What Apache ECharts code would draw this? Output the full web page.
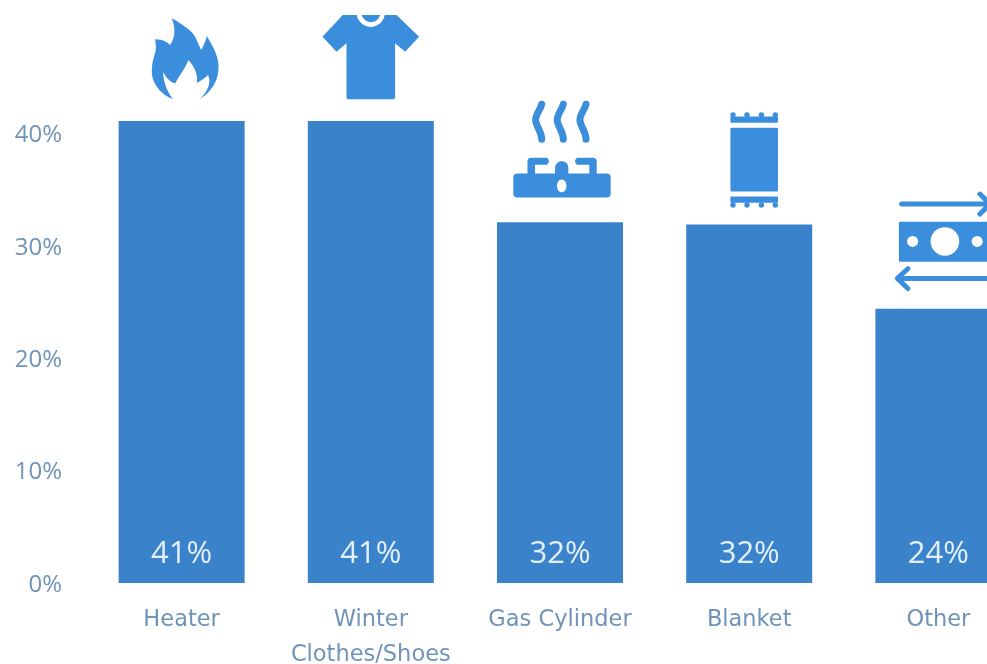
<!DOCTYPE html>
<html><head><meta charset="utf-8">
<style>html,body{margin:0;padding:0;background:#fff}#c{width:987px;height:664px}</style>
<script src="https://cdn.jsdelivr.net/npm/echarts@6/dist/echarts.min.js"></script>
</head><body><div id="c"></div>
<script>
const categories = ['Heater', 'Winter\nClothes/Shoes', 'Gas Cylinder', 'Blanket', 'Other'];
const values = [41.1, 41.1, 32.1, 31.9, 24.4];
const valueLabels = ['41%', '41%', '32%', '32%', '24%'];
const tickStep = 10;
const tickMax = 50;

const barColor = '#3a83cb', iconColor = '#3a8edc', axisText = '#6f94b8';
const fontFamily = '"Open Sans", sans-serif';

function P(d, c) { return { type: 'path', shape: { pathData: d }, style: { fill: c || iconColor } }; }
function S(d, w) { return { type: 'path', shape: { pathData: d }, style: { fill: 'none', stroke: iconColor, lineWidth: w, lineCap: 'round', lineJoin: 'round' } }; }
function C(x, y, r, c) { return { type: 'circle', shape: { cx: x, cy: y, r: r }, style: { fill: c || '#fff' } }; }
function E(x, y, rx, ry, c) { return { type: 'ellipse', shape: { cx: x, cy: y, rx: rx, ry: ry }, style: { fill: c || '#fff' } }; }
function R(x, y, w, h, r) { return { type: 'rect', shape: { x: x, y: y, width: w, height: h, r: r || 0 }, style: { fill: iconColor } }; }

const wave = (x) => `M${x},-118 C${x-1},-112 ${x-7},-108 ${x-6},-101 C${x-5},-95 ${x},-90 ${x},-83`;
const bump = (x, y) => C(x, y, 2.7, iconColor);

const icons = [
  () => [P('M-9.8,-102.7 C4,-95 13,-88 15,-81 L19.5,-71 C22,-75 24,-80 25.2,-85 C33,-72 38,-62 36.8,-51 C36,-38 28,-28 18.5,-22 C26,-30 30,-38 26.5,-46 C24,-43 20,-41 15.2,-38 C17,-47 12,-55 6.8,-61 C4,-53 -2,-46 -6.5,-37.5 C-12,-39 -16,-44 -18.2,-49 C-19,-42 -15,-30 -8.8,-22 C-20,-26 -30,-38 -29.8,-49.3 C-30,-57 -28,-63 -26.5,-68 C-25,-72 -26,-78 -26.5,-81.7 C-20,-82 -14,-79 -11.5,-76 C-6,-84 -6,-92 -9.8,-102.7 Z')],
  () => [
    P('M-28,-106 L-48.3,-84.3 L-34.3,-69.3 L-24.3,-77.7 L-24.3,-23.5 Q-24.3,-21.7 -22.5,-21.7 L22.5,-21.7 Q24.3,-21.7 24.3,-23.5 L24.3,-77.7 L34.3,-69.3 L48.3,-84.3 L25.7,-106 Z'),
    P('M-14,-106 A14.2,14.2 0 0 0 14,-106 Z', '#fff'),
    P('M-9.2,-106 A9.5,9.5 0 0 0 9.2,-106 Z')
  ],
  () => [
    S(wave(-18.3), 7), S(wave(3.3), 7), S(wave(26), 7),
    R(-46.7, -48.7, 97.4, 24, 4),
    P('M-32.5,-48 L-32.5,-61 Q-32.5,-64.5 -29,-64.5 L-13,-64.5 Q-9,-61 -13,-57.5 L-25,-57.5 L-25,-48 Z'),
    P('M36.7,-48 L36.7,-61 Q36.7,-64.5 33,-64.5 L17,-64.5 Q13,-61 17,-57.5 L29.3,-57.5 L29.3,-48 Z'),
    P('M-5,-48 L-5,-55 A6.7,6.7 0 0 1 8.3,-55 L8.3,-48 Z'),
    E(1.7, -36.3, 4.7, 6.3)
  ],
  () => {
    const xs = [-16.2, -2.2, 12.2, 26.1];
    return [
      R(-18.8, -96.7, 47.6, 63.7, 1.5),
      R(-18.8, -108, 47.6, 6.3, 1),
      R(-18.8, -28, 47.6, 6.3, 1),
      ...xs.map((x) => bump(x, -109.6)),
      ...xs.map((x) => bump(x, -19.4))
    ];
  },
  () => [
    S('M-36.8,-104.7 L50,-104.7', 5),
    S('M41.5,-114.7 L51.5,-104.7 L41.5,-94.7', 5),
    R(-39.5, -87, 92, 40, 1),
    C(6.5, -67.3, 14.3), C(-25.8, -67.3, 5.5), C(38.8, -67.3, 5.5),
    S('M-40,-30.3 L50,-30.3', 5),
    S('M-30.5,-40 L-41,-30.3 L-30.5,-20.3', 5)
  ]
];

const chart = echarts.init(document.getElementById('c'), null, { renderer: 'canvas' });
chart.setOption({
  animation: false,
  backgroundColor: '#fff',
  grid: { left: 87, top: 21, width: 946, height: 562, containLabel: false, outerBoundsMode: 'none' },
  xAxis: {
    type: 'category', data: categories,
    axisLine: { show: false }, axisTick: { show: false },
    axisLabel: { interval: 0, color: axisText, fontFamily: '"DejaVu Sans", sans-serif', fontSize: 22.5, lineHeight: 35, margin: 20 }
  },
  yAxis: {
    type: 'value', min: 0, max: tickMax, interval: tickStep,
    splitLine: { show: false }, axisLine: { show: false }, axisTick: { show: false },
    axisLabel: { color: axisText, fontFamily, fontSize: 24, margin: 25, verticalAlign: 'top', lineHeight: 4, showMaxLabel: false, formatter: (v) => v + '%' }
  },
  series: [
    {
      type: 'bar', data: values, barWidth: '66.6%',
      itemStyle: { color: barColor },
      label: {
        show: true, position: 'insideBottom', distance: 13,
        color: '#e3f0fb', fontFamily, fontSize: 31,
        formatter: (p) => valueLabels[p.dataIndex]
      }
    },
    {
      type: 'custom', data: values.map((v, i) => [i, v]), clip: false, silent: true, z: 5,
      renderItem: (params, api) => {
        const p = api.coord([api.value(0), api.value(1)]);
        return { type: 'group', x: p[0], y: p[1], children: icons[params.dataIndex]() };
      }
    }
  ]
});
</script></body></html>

- [SHORT TASK]:
Restate exactly, please, only the lines between the start of the data and the line containing "const bump = (x, y)", both ends included, skipping the pictures.

- [THE ANSWER]:
What Apache ECharts code would draw this? Output the full web page.
<!DOCTYPE html>
<html><head><meta charset="utf-8">
<style>html,body{margin:0;padding:0;background:#fff}#c{width:987px;height:664px}</style>
<script src="https://cdn.jsdelivr.net/npm/echarts@6/dist/echarts.min.js"></script>
</head><body><div id="c"></div>
<script>
const categories = ['Heater', 'Winter\nClothes/Shoes', 'Gas Cylinder', 'Blanket', 'Other'];
const values = [41.1, 41.1, 32.1, 31.9, 24.4];
const valueLabels = ['41%', '41%', '32%', '32%', '24%'];
const tickStep = 10;
const tickMax = 50;

const barColor = '#3a83cb', iconColor = '#3a8edc', axisText = '#6f94b8';
const fontFamily = '"Open Sans", sans-serif';

function P(d, c) { return { type: 'path', shape: { pathData: d }, style: { fill: c || iconColor } }; }
function S(d, w) { return { type: 'path', shape: { pathData: d }, style: { fill: 'none', stroke: iconColor, lineWidth: w, lineCap: 'round', lineJoin: 'round' } }; }
function C(x, y, r, c) { return { type: 'circle', shape: { cx: x, cy: y, r: r }, style: { fill: c || '#fff' } }; }
function E(x, y, rx, ry, c) { return { type: 'ellipse', shape: { cx: x, cy: y, rx: rx, ry: ry }, style: { fill: c || '#fff' } }; }
function R(x, y, w, h, r) { return { type: 'rect', shape: { x: x, y: y, width: w, height: h, r: r || 0 }, style: { fill: iconColor } }; }

const wave = (x) => `M${x},-118 C${x-1},-112 ${x-7},-108 ${x-6},-101 C${x-5},-95 ${x},-90 ${x},-83`;
const bump = (x, y) => C(x, y, 2.7, iconColor);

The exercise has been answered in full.